I want to preprocess HTML documents using bs4 and need a way to find all leaf nodes in an HTML document that do not have siblings.

from typing import List
import bs4

def _is_leaf_node(tag: bs4.Tag) -> bool:
    if isinstance(tag, bs4.NavigableString):
        return False
    if len(tag.find_all(text=False)) > 0:
        return False
    return True

def _has_sibling_nodes(tag: bs4.Tag) -> bool:
    if tag.previous_sibling is not None:
        return True
    if tag.next_sibling is not None:
        return True
    return False

_is_leaf_node_without_siblings = lambda node: _is_leaf_node(node) and not _has_sibling_nodes(node)
_is_leaf_node_without_siblings.__name__ = "_is_leaf_node_without_siblings"

def _find_leaf_nodes_without_siblings(soup: bs4.BeautifulSoup) -> List[bs4.Tag]:
    leaf_nodes_without_siblings = soup.find_all(_is_leaf_node_without_siblings)
    return list(leaf_nodes_without_siblings)

def main():
    html = """<html>
                  <body>
                      <div>
                        <ul>
                            <li>Test</li>
                            <li>Test</li>
                        </ul>
                      </div>
                      <div>
                        <span>Test</span>
                      </div>
                  </body>
              </html>"""
    soup = bs4.BeautifulSoup(html, "html.parser")
    print(_find_leaf_nodes_without_siblings(soup))

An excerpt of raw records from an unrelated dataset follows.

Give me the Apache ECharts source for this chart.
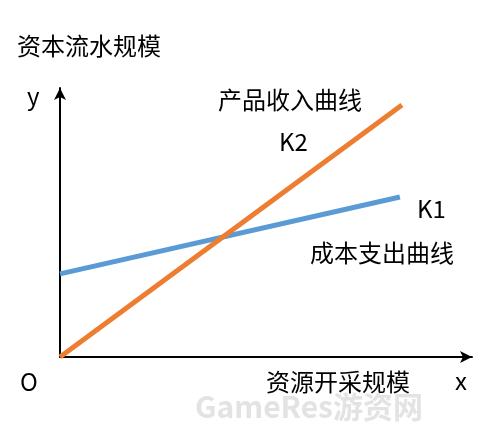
<!DOCTYPE html>
<html><head><meta charset="utf-8">
<script src="https://cdn.jsdelivr.net/npm/echarts@6/dist/echarts.min.js"></script>
<style>html,body{margin:0;background:#fff}#main{width:500px;height:440px}</style>
</head><body><div id="main"></div>
<script>
// line endpoints in abstract units (axes 0..100)
const incomeLine = [[0, 0], [83, 93.7]];
const costLine = [[0, 30.9], [82.5, 59.5]];
const labels = [
  { text: '资本流水规模', x: 17, y: 46 },
  { text: 'y', x: 27, y: 96 },
  { text: 'O', x: 20, y: 382 },
  { text: 'x', x: 455, y: 381 },
  { text: '资源开采规模', x: 338, y: 382, align: 'center' },
  { text: '产品收入曲线', x: 218, y: 100 },
  { text: 'K2', x: 279, y: 142 },
  { text: 'K1', x: 417, y: 209 },
  { text: '成本支出曲线', x: 310, y: 253 }
];

const chart = echarts.init(document.getElementById('main'));
const axisLine = { show: true, symbol: ['none', 'arrow'], symbolSize: [9, 12], lineStyle: { color: '#000', width: 2 } };
chart.setOption({
  animation: false,
  grid: { left: 60, right: 28, top: 88, bottom: 83 },
  xAxis: { type: 'value', min: 0, max: 100, axisLine, axisTick: { show: false }, axisLabel: { show: false }, splitLine: { show: false } },
  yAxis: { type: 'value', min: 0, max: 100, axisLine, axisTick: { show: false }, axisLabel: { show: false }, splitLine: { show: false } },
  series: [
    { type: 'line', data: costLine, symbol: 'none', lineStyle: { color: '#5b9bd5', width: 5 } },
    { type: 'line', data: incomeLine, symbol: 'none', lineStyle: { color: '#ed7d31', width: 5 } }
  ],
  graphic: labels.map(l => ({
    type: 'text', x: l.x, y: l.y,
    style: { text: l.text, fill: '#000', font: '24px "Noto Sans CJK SC"', textAlign: l.align || 'left', textVerticalAlign: 'middle' }
  })).concat([{
    type: 'text', x: 195, y: 407,
    style: { text: 'GameRes游资网', fill: 'rgba(200,200,200,0.5)', font: 'bold 30px "Noto Sans CJK SC"', textVerticalAlign: 'middle' }
  }])
});
</script></body></html>
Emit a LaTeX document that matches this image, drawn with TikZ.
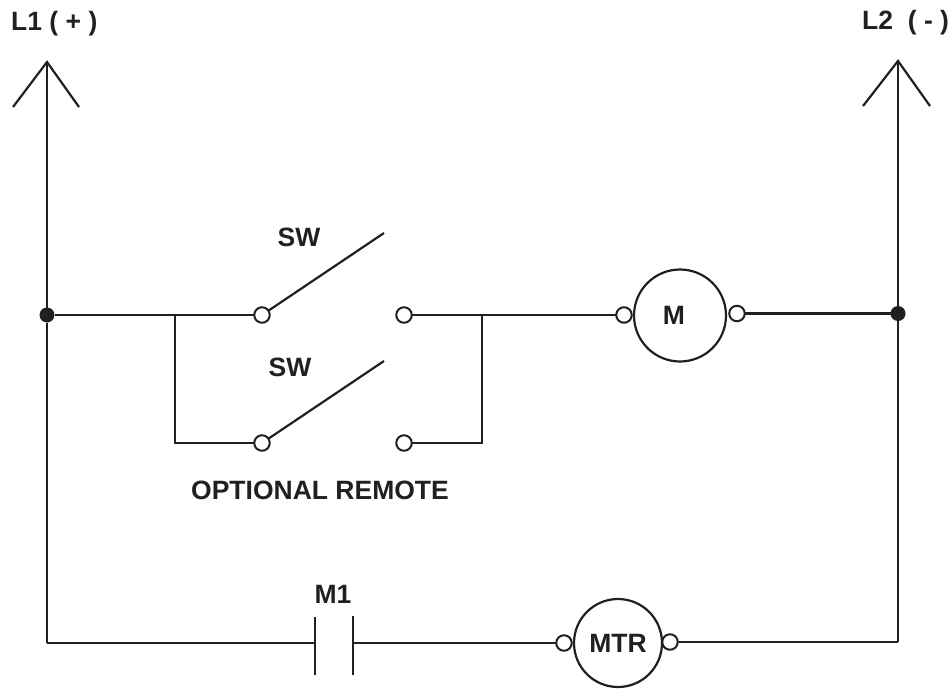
\documentclass[tikz,border=0pt]{standalone}
\usepackage{fontspec}
\setmainfont{Liberation Sans}
\usetikzlibrary{positioning}
\definecolor{inkblack}{RGB}{35,31,32}
\tikzset{
    wire/.style={line width=2.2pt, inkblack},
    terminal/.style={draw=inkblack, circle, fill=white, line width=2pt, inner sep=0pt, outer sep=0pt, minimum size=15.5pt},
    junction/.style={circle, fill=inkblack, inner sep=0pt, outer sep=0pt, minimum size=15pt},
    motor/.style={draw=inkblack, circle, line width=2.2pt, inner sep=0pt, outer sep=0pt, text=inkblack, font=\fontsize{26.5}{29}\selectfont\bfseries},
    tag/.style={text=inkblack, font=\fontsize{26.5}{29}\selectfont\bfseries, inner sep=0pt}
}

\begin{document}
\begin{tikzpicture}[x=1pt, y=-1pt]
            \useasboundingbox (0,0) rectangle (950,688);
            % rails
            \coordinate (l1top) at (47,62);
            \coordinate (l2top) at (898,61);
            \coordinate (l1base) at (47,643);
            \coordinate (l2base) at (898,642);
            \coordinate (l1left) at (13,107);
            \coordinate (l1right) at (79,107);
            \coordinate (l2left) at (863,106);
            \coordinate (l2right) at (930,106);
            \node[junction] (jl) at (47,315) {};
            \node[junction] (jr) at (898,313.5) {};
            \draw[wire] (l1base) -- (jl) -- (l1top);
            \draw[wire] (l2base) -- (jr) -- (l2top);
            \draw[wire] (l1left) -- (l1top) -- (l1right);
            \draw[wire] (l2left) -- (l2top) -- (l2right);
            \node[tag, anchor=west] at (11,24) {L1 ( + )};
            \node[tag, anchor=west] at (862,23) {L2\ \ ( - )};
            % top rung
            \coordinate (a) at (175,315);
            \coordinate (b) at (482,315);
            \coordinate (c) at (175,443);
            \coordinate (d) at (482,443);
            \coordinate (bladea) at (384,233);
            \coordinate (bladeb) at (384,361);
            \node[terminal] (s1) at (262,315) {};
            \node[terminal] (s2) at (404,315) {};
            \node[terminal] (s3) at (262,443) {};
            \node[terminal] (s4) at (404,443) {};
            \node[motor, minimum size=92pt] (m) at (680,315.5) {};
            \node[tag] at (674,315) {M};
            \node[terminal] (m1) at (624,315) {};
            \node[terminal] (m2) at (737,313.5) {};
            \draw[wire] (jl) -- (s1);
            \draw[wire] (s2) -- (m1);
            \draw[wire] (m2) -- (jr);
            \draw[wire] (a) -- (c) -- (s3);
            \draw[wire] (b) -- (d) -- (s4);
            \draw[wire] (s1) -- (bladea);
            \draw[wire] (s3) -- (bladeb);
            \node[tag] at (299,237) {SW};
            \node[tag] at (290,367) {SW};
            \node[tag] at (320,490) {OPTIONAL REMOTE};
            % bottom rung
            \coordinate (p1) at (315,617);
            \coordinate (p2) at (315,675);
            \coordinate (q1) at (353,616);
            \coordinate (q2) at (353,675);
            \coordinate (pm) at (315,643);
            \coordinate (qm) at (353,643);
            \node[motor, minimum size=88pt] (mtr) at (618,643) {MTR};
            \node[terminal] (t1) at (564,643) {};
            \node[terminal] (t2) at (670,642) {};
            \draw[wire] (l1base) -- (pm);
            \draw[wire] (p1) -- (p2);
            \draw[wire] (q1) -- (q2);
            \draw[wire] (qm) -- (t1);
            \draw[wire] (t2) -- (l2base);
            \node[tag, above=13pt of p1, xshift=18pt] {M1};
        \end{tikzpicture}
\end{document}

if __name__ == "__main__":
    main()

Currently my implementation returns [] but it should return [<span>Test</span>].

CodePudding user response：

Your problem is that you're using previous_sibling, which returns text nodes as well. Note that <span>Test</span> has whitespace around it, so technically it has siblings. If you want the previous sibling element returned, do find_previous_sibling() instead. Ditto for next_sibling.

(The find_*() methods return elements when no parameters are passed; it seems like a criminally undocumented feature as I don't see it mentioned in the docs(?))

Tip: I'd call "leaf node without siblings" a brat, as children without siblings are often spoiled brats. It'd make the code shorter.

Tip: Alternatively, use xpath: //*[position()=1 and position()=last()][not(*)].

CodePudding user response：

The following should return the expected result, with less complexity:

from bs4 import BeautifulSoup, NavigableString

html = '''
<html>
  <body>
      <div>
        <ul>
            <li>Test</li>
            <li>Test</li>
        </ul>
      </div>
      <div>
        <span>Test</span>
      </div>
  </body>
</html>
'''


soup = BeautifulSoup(html, "html.parser")

print([el for el in soup.find_all() if (len(el.find_next_siblings()) == 0 and 
                                        len(el.find_previous_siblings()) == 0 and 
                                        len(el.contents) == 1 and 
                                        isinstance(el.contents[0], NavigableString)) or (len(el.find_next_siblings()) == 0 and 
                                                                                         len(el.find_previous_siblings()) == 0 and 
                                                                                         len(el.contents) == 0)])

Resulting in:

[<span>Test</span>]

This covers both scenarios where leaf node is empty, or not (has text).